When I look at the HTML page, it is a combination of multiple versions of HTML. Classes are defined but never used and used but never defined.
I would never recommend using any word processor style program’s HTML output. It’s always going to be a mess given the broad differences between WYSIWYG style formatting and semantic markup. Plus you have to consider the target audience for it, where the expectation is copying the formatting as closely as possible without having to learn HTML/CSS.
If you need quality HTML though, use Markdown—either as a writing tool or using the conversion feature above.
The Microsoft Word document does not use heading styles or any styles but Normal that has formatting applied to it.

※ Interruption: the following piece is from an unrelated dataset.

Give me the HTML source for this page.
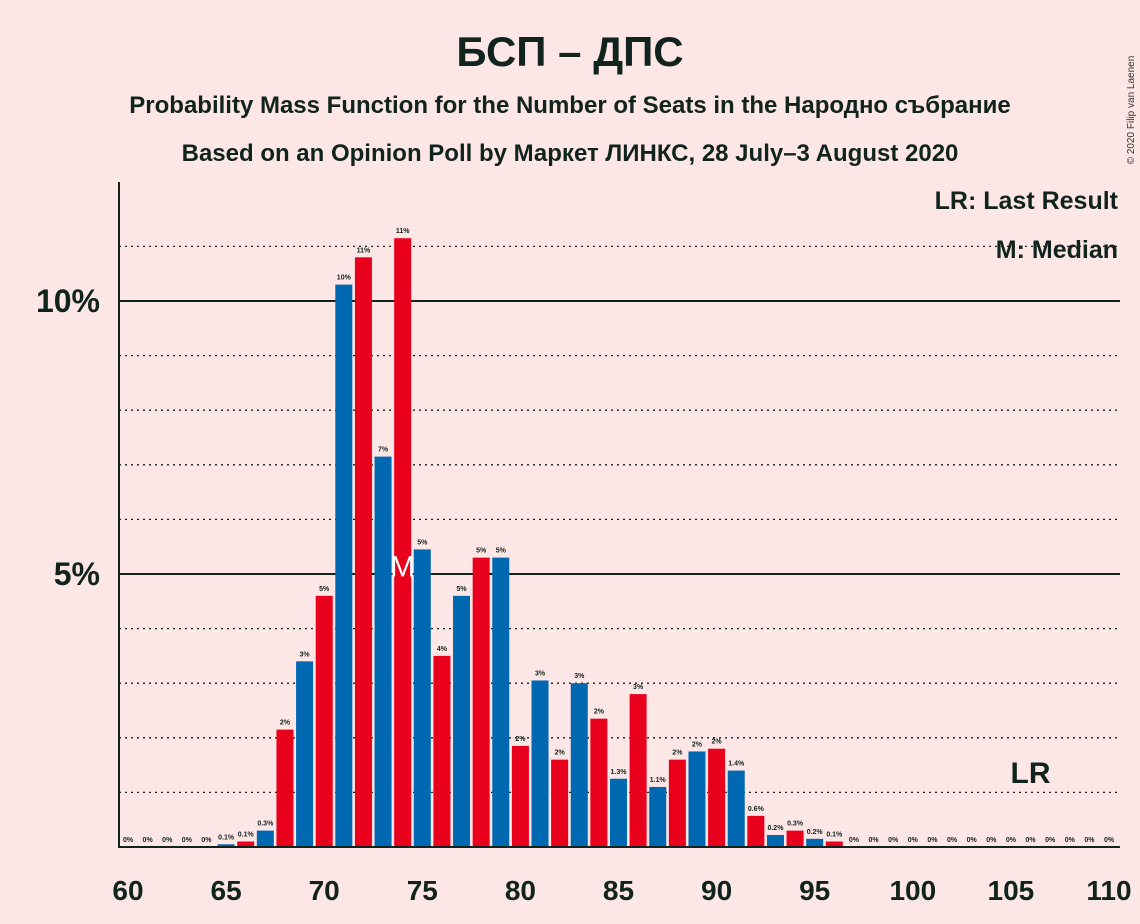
<!DOCTYPE html>
<html><head><meta charset="utf-8"><style>
body{margin:0;background:#fde6e6;}
svg{display:block;font-family:"Liberation Sans",sans-serif;}
</style></head><body>
<svg width="1140" height="924">
<rect width="1140" height="924" fill="#fde6e6"/>
<text x="570" y="66" text-anchor="middle" font-size="42" font-weight="bold" fill="#10231d">БСП – ДПС</text>
<text x="570" y="113" text-anchor="middle" font-size="24" font-weight="bold" fill="#10231d">Probability Mass Function for the Number of Seats in the Народно събрание</text>
<text x="570" y="161" text-anchor="middle" font-size="24" font-weight="bold" fill="#10231d">Based on an Opinion Poll by Маркет ЛИНКС, 28 July–3 August 2020</text>
<text x="1134" y="110" font-size="10" fill="#333" transform="rotate(-90 1134 110)" text-anchor="middle">© 2020 Filip van Laenen</text>
<g id="grid"></g>
<g id="bars"></g>
<g id="labels"></g>
<text x="1118" y="209" text-anchor="end" font-size="25" font-weight="bold" fill="#10231d">LR: Last Result</text>
<text x="1118" y="258" text-anchor="end" font-size="25" font-weight="bold" fill="#10231d">M: Median</text>
<g id="axes"></g>
</svg>
<script>
const seats=[];for(let s=60;s<=110;s++)seats.push(s);
const probs=[0,0,0,0,0,0.05,0.1,0.3,2.15,3.4,4.6,10.3,10.8,7.15,11.15,5.45,3.5,4.6,5.3,5.3,1.85,3.05,1.6,3.0,2.35,1.25,2.8,1.1,1.6,1.75,1.8,1.4,0.57,0.22,0.3,0.15,0.1,0,0,0,0,0,0,0,0,0,0,0,0,0,0];
const valueLabels=["0%","0%","0%","0%","0%","0.1%","0.1%","0.3%","2%","3%","5%","10%","11%","7%","11%","5%","4%","5%","5%","5%","2%","3%","2%","3%","2%","1.3%","3%","1.1%","2%","2%","2%","1.4%","0.6%","0.2%","0.3%","0.2%","0.1%","0%","0%","0%","0%","0%","0%","0%","0%","0%","0%","0%","0%","0%","0%"];
const xTicks=[60,65,70,75,80,85,90,95,100,105,110];
const yTicks=[5,10];
const medianSeat=74, lastResultSeat=106;
const NS="http://www.w3.org/2000/svg";
const x=s=>128+(s-60)*19.62;
const y=p=>847-p*54.6;
function mk(t,parent,attrs){const e=document.createElementNS(NS,t);for(const k in attrs)e.setAttribute(k,attrs[k]);document.getElementById(parent).appendChild(e);return e;}
for(let p=1;p<=11;p++){
 const solid=yTicks.includes(p);
 const l=mk('line','grid',{x1:119,x2:1120,y1:y(p),y2:y(p),stroke:'#10231d','stroke-width':solid?2:1.3,'stroke-dasharray':solid?'':'2,4'});
 
 
}
seats.forEach((s,i)=>{
 const p=probs[i];
 if(p>0){
  const r=mk('rect','bars',{x:x(s)-8.5,y:y(p),width:17,height:847-y(p),fill:s%2?'#0067b1':'#e8001c'});
  
  
 }
 const t=mk('text','labels',{x:x(s),y:y(p)-5,'text-anchor':'middle','font-size':7,'font-weight':'bold',fill:'#10231d'});
 t.textContent=valueLabels[i];
 
 
});
const m=mk('text','labels',{x:x(medianSeat),y:y(5.05)+5,'text-anchor':'middle','font-size':30,fill:'#fff'});
m.textContent='M';


const lr=mk('text','labels',{x:x(lastResultSeat),y:y(1.3)+7,'text-anchor':'middle','font-size':30,'font-weight':'bold',fill:'#10231d'});
lr.textContent='LR';


const ya=mk('line','axes',{x1:119,x2:119,y1:182,y2:848,stroke:'#10231d','stroke-width':2});


const xa=mk('line','axes',{x1:118,x2:1120,y1:847,y2:847,stroke:'#10231d','stroke-width':2});


xTicks.forEach(s=>{
 const t=mk('text','axes',{x:x(s),y:900,'text-anchor':'middle','font-size':28,'font-weight':'bold',fill:'#10231d'});
 t.textContent=s;
 
 
});
yTicks.forEach(p=>{
 const t=mk('text','axes',{x:100,y:y(p)+11,'text-anchor':'end','font-size':32,'font-weight':'bold',fill:'#10231d'});
 t.textContent=p+'%';
 
 
});
</script>
</body></html>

This one is a bit more peculiar, and it doesn’t have a really good solution. The short answer is that you can set up the compiler to produce a fully and properly styled document, and in many cases all of the components for doing so are essentially set up for you, they just aren’t enabled by default. The reason they are not is largely down to fundamental design decisions aimed toward flexibility being hamstrung by that flexibility into making it difficult to predict the proper outline order of heading styles.
Here’s a short post on how to set up styled output. I don’t think it goes into it there, but you can also easily add a body paragraph style where needed, using the same basic idea.
And again, Markdown is also a good solution for styled word processing output, particularly if you don’t care so much about formatting in Scrivener itself and are looking to apply a stylesheet in a word processor. I’d say which to use comes down more to what you prefer, in most cases. For myself I would always use Markdown because I enjoy using that to write with and never got along with rich text style controls. It’s just simpler, to me, to leave formatting for the document export phase and not worry one bit about it while writing.